Introduction:
At the conclusion of the Korean war the policy of containment adopted by president Truman was coming under scrutiny, particularly from statesman John Foster Dulles. The failures of Dean Achenson, Truman's secretary of state were a direct result of containment policy, according to Dulles. Containment had only served to produce hopelessly stalemated situations. The United States' inability to contain communism in Europe, as well as in Korea lead Dulles to believe that a new foreign policy needed to be adopted. To this end Dulles developed the idea of massive retaliation against communist aggression in all forms (Brands, H. Cold Warriors. New York: Columbia University Press, 1988: (9-10)). It was the idea of massive retaliation which gave rise to Brinkmanship.
John Foster Dulles
    Brinkmanship was the US's policy of coming to the "brink" of nuclear war with the soviets through the use of massive retaliation. Aggressive anti-Soviet  policy from the Eisenhower administration to the Kennedy Administration produced many precarious situations, in which nuclear war threatened.
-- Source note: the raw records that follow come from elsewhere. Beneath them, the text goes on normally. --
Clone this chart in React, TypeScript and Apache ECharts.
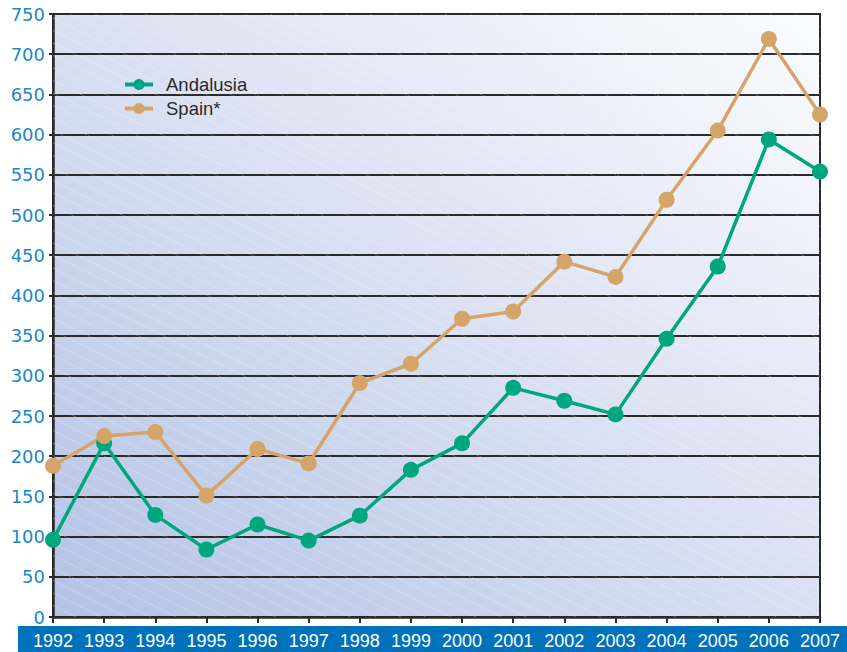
import React, { useEffect, useRef } from "react";
import * as echarts from "echarts";

const years = ["1992","1993","1994","1995","1996","1997","1998","1999","2000","2001","2002","2003","2004","2005","2006","2007"];
const andalusia = [96, 216, 127, 84, 115, 95, 126, 183, 216, 285, 269, 252, 346, 436, 594, 554];
const spain = [188, 225, 230, 151, 209, 191, 291, 315, 371, 380, 442, 423, 519, 605, 719, 625];
const seriesNames = ["Andalusia", "Spain*"];
const seriesColors = ["#00a67e", "#d4a468"];

const W = 847, H = 652;
const GL = 53, GR = 820, GT = 14, GB = 617;

function hatchLines() {
  const els: any[] = [];
  const slope = 0.5;
  const step = 12.5;
  const w = GR - GL, h = GB - GT;
  for (let c = -w * slope; c < h; c += step) {
    const pts: [number, number][] = [];
    const yAt0 = c, yAtW = c + slope * w;
    const xAt0 = -c / slope, xAtH = (h - c) / slope;
    if (yAt0 >= 0 && yAt0 <= h) pts.push([0, yAt0]);
    if (yAtW >= 0 && yAtW <= h) pts.push([w, yAtW]);
    if (xAt0 > 0 && xAt0 < w) pts.push([xAt0, 0]);
    if (xAtH > 0 && xAtH < w) pts.push([xAtH, h]);
    if (pts.length >= 2) {
      els.push({
        type: "line",
        silent: true,
        z: 1,
        shape: { x1: GL + pts[0][0], y1: GT + pts[0][1], x2: GL + pts[1][0], y2: GT + pts[1][1] },
        style: { stroke: "rgba(255,255,255,0.4)", lineWidth: 0.8, lineDash: [2, 1] },
      });
    }
  }
  return els;
}

export default function App() {
  const ref = useRef<HTMLDivElement>(null);
  useEffect(() => {
    document.body.style.margin = "0";
    const chart = echarts.init(ref.current!, null, { renderer: "svg" });
    const mk = (name: string, data: number[], color: string) => ({
      name,
      type: "line",
      data,
      symbol: "circle",
      symbolSize: 16,
      lineStyle: { color, width: 3.5 },
      itemStyle: { color },
      z: 3,
    });
    chart.setOption({
      animation: false,
      backgroundColor: "#ffffff",
      grid: {
        left: GL,
        right: W - GR,
        top: GT,
        bottom: H - GB,
        show: true,
        borderColor: "#2a2a2a",
        borderWidth: 2,
        backgroundColor: new echarts.graphic.LinearGradient(0, 1, 1, 0, [
          { offset: 0, color: "#b3c3e5" },
          { offset: 0.55, color: "#dde3f3" },
          { offset: 1, color: "#fbfcff" },
        ]),
      },
      legend: {
        orient: "vertical",
        left: 118,
        top: 70,
        itemWidth: 28,
        itemHeight: 14,
        itemGap: 5,
        lineStyle: { width: 4 },
        textStyle: { color: "#2a2a2a", fontSize: 18.5, fontFamily: "Liberation Sans", padding: [0, 0, 0, 8] },
        data: seriesNames,
      },
      xAxis: {
        type: "category",
        data: years,
        boundaryGap: false,
        axisLine: { lineStyle: { color: "#2a2a2a", width: 2.5 } },
        axisTick: { show: true, inside: false, length: 6, lineStyle: { color: "#2a2a2a", width: 2 } },
        axisLabel: { color: "#ffffff", fontSize: 18, margin: 15, fontFamily: "Liberation Sans", interval: 0 },
        splitLine: { show: false },
      },
      yAxis: {
        type: "value",
        min: 0,
        max: 750,
        interval: 50,
        axisLine: { show: true, lineStyle: { color: "#2a2a2a", width: 2.5 } },
        axisTick: { show: true, length: 4, lineStyle: { color: "#2a2a2a", width: 2 } },
        axisLabel: { color: "#1b87c9", fontSize: 18, margin: 8, fontFamily: "DejaVu Sans" },
        splitLine: { show: true, lineStyle: { color: "#2a2a2a", width: 2 } },
      },
      graphic: [
        {
          type: "rect",
          silent: true,
          z: -2,
          shape: { x: 18, y: 626, width: W - 18, height: H - 626 },
          style: { fill: "#0071bb" },
        },
        ...hatchLines(),
      ],
      series: [
        mk(seriesNames[0], andalusia, seriesColors[0]),
        mk(seriesNames[1], spain, seriesColors[1]),
      ],
    });
    return () => chart.dispose();
  }, []);
  return <div ref={ref} style={{ position: "fixed", left: 0, top: 0, width: W, height: H }} />;
}
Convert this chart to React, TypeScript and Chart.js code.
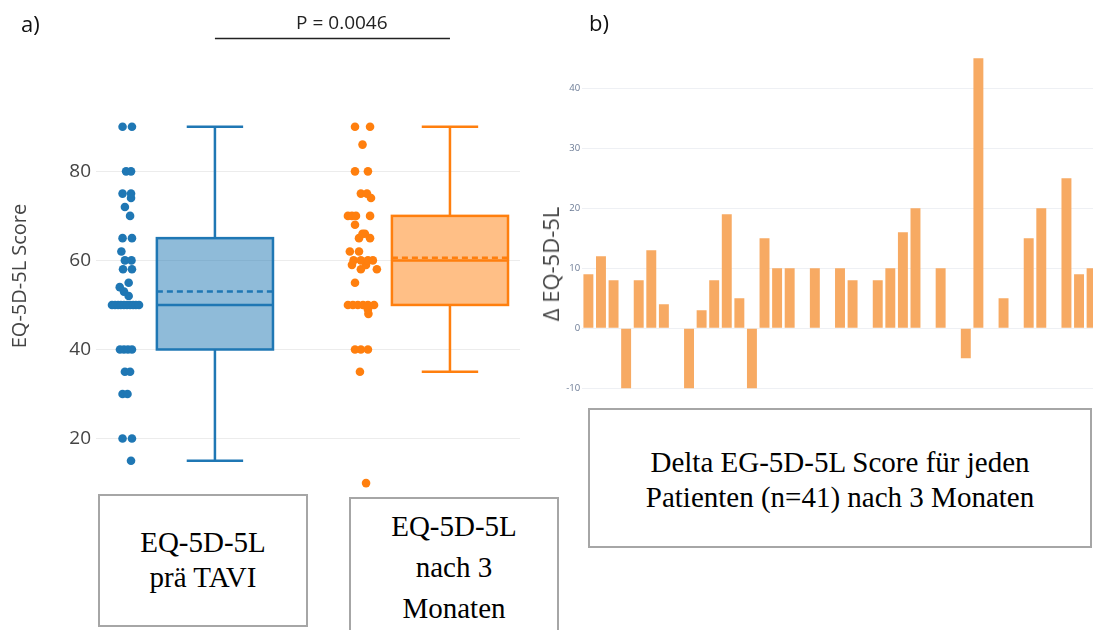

In each of these situations, however, war was avoided. To this end Guhin states: "war was avoidable because a variety of United States and Soviet interests made it an unattractive option, not merely because the United States possessed a particular weapon of terrifying power" (Guhin, Michael. John Foster Dulles, A Statesman And His Times. New York: Columbia University Press, 1972: (223)). Brinkmanship was effective because of its atomic threat, but also because war was not the preferable course of action for either the United States or the Soviet governments.